Effective Aug. 1, Father Alex Castro, 46, will be the new pastor, Father Gallagher announced. Father Castro, a native of the Philippines, is also serving as the provincial treasurer, responsible for the United States, Mexico and Quebec. He spent his novitiate at St. Anne and St. Patrick, followed by his first profession of vows in 2004, according to an interview published on the Assumptionists’ website. 

According to Father Gallagher, Father Precourt, “who has served the parish generously for a number of years,” will not be leaving right away. He has been pastor since 2005 and will stay through the end of the year to help with the transition. 
Father John Franck, 71, a native of Pittsburgh and former provincial of the province, will become a full-time associate beginning in October. Father Franck is currently undertaking a special assignment to translate into English the body of spiritual writing of Assumptionist founder Father Emmanuel d’Alzon, Father Gallagher said. 
Brother Paul Henry will return to the parish and resume teaching adult education there. Brother Paul had served at the parish and now resides at Old English Road in Worcester, which is basically a retirement community, Father Gallagher said. Brother Paul also works part time as guestmaster at St. Joseph Abbey in Spencer and will continue to do so. 
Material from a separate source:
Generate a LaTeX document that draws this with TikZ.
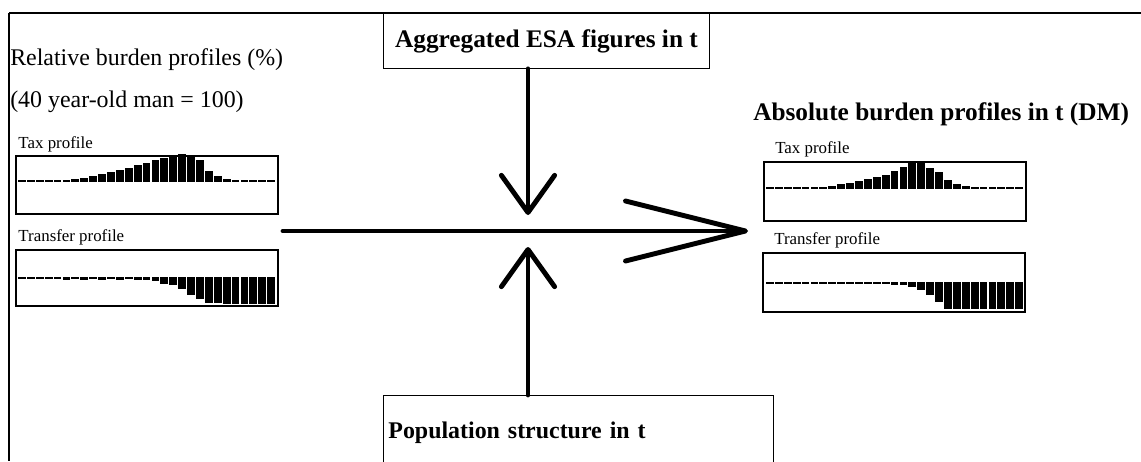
\documentclass[tikz,border=0pt]{standalone}
\usepackage{fontspec}
\setmainfont{Liberation Serif}
\usetikzlibrary{arrows.meta,positioning}

\tikzset{
  chartbox/.style={draw, line width=1.3pt, minimum width=6.55cm,
    minimum height=1.45cm, anchor=north west, inner sep=0pt},
  chartlabel/.style={anchor=base west, inner sep=0pt,
    font=\fontsize{12}{14}\selectfont},
  titletext/.style={anchor=base west, inner sep=0pt},
  flow/.style={line width=3.5pt, line cap=round},
  bigtip/.style={-{Straight Barb[length=3cm,width=1.5cm,round]}},
  smalltip/.style={-{Straight Barb[length=0.93cm,width=1.33cm,round]}},
}

\begin{document}
\begin{tikzpicture}[x=0.025cm,y=-0.025cm]
  \useasboundingbox (0,0) rectangle (1141,461);

  % frame
  \draw[line width=1.4pt] (9,13) -- (1141,13);
  \draw[line width=1pt] (9,13) -- (9,461);

  % input boxes
  \node[draw, line width=0.6pt, anchor=north west, minimum width=8.15cm,
    minimum height=1.375cm, font=\bfseries\fontsize{18}{20}\selectfont]
    (agg) at (383,13) {Aggregated ESA figures in t};
  \node[draw, line width=0.6pt, anchor=north west, minimum width=9.75cm,
    minimum height=1.85cm, text width=9.5cm, align=left,
    font=\bfseries\fontsize{17}{20}\selectfont]
    (pop) at (383,395) {Population structure in t};

  % titles
  \node[titletext, font=\fontsize{17}{20}\selectfont] (reltitle) at (10,65)
    {Relative burden profiles (\%)};
  \node[titletext, font=\fontsize{17}{20}\selectfont] (relnote) at (10,107)
    {(40 year-old man = 100)};
  \node[titletext, font=\bfseries\fontsize{18}{20}\selectfont] (abstitle)
    at (753,120) {Absolute burden profiles in t (DM)};

  % profile boxes
  \node[chartbox] (ltax) at (15,155) {};
  \node[chartbox, minimum height=1.4cm] (ltrans) at (15,249) {};
  \node[chartbox, minimum height=1.475cm] (rtax) at (763,161) {};
  \node[chartbox, minimum height=1.475cm] (rtrans) at (762,252) {};

  \node[chartlabel] (ltaxlab) at ([xshift=0.08cm,yshift=0.17cm]ltax.north west)
    {Tax profile};
  \node[chartlabel] (ltranslab) at ([xshift=0.08cm,yshift=0.2cm]ltrans.north west)
    {Transfer profile};
  \node[chartlabel] (rtaxlab) at ([xshift=0.3cm,yshift=0.2cm]rtax.north west)
    {Tax profile};
  \node[chartlabel] (rtranslab) at ([xshift=0.3cm,yshift=0.2cm]rtrans.north west)
    {Transfer profile};

  % bars
  \foreach \h [count=\i] in {2,2,2,2,2,2,3,4,6,8,10,12,14,17,19,22,24,26,28,27,
      22,11,6,3,2,2,2,2,2}
    \fill (18+8.9*\i-8.9,182) rectangle ++(7.8,-\h);
  \foreach \h [count=\i] in {2,2,2,2,2,3,2,3,2,3,2,3,2,3,3,4,7,8,12,18,
      22,26,26,27,27,27,27,27,27}
    \fill (18+8.9*\i-8.9,277) rectangle ++(7.8,\h);
  \foreach \h [count=\i] in {2,2,2,2,2,2,2,3,5,6,8,10,12,14,18,22,27,26,21,17,
      9,5,3,2,2,2,2,2,2}
    \fill (766+8.9*\i-8.9,189) rectangle ++(7.8,-\h);
  \foreach \h [count=\i] in {2,2,2,2,2,2,2,2,2,2,2,2,2,2,3,3,5,8,13,20,
      27,27,27,27,27,27,27,27,27}
    \fill (766+8.9*\i-8.9,282) rectangle ++(7.8,\h);

  % flows
  \coordinate (hub) at (528,231);
  \coordinate (intop) at (528,215);
  \coordinate (inbot) at (528,247);
  \coordinate (lstart) at (283,231);
  \coordinate (rend) at (748,231);

  \draw[flow, smalltip] (agg.south -| hub) -- (intop);
  \draw[flow, smalltip] (pop.north -| hub) -- (inbot);
  \draw[flow, bigtip] (lstart) -- (rend);
\end{tikzpicture}
\end{document}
With the new community established in Sturbridge, Father Omwoyo will go to Boston College to study full time, Father Gallagher said. Father Omwoyo will stay at the parish until early summer. 
To fill the gap, Father Jerome Lively, a Scripture teacher at Assumption College, will spend the months of June and July at St. Anne’s. 
Parish secretary Elaine O’Connor said the people are still trying to digest the announcement that their pastor of 13 years is leaving. 
“We are so blessed. He is so Christ-centered. We couldn’t have a better priest and a better boss. His vision here has made such a difference,” she said. 
The Augustinians of the Assumption (the Assumptionists) have run the parish and shrine since 1955. 
A history of the parish on its website notes that two churches were established in 1883 to serve the many Irish and French Canadians who came to the area to work in the textile mills. The parishes were combined in 1887.     
The establishment of St. Anne Shrine came as a result of the failing health of Msgr. Elzear Brochu, a Southbridge pastor, who “pledged to St. Anne that if he were to regain his strength, he would propagate her devotion by building a shrine in her honor. ... The first claim of a cure in 1887 started an influx of pilgrims which has continued to this day.” 
Father Gallagher said part of the work of the new community will be to determine what they want to do with the shrine, which has been underutilized. 
He mentioned that the parish will also be strengthened by the presence of additional Assumptionist lay associates. He commissioned more than a dozen at the parish in March. 
Sylvia Desautels, the parish faith formation secretary, is one of about 16 lay associates. She explained that lay associates are not like any other parish organization with a specific role, they are not project driven, but follow the way of life of the Assumptionists. 
“We come together with Christ being the center of our lives to grow spiritually,” she said. “If we are sincere in doing this, it affects  everything we do and everyone we encounter.” 
The lay associates “bring spirituality to the ministry we do,” she said, and respond when asked to do something for the parish. The associates have talked about being more involved with the shrine, she said, but they are waiting to see what the new community wants them to do. 
The lay associates also have an education apostolate and support students in the Philippines, she said. 
Father Gallagher said St. Anne and St. Patrick  is valuable for helping in the vocational formation of young people. The parish has served as a place for new Assumptionists from around the world to experience pastoral ministry. Father Gallagher said Filipino candidates were prepared in Worcester from 1999-2006 as the community was preparing a foundation in the Philippines. They often would spend summers at the parish as part of their study.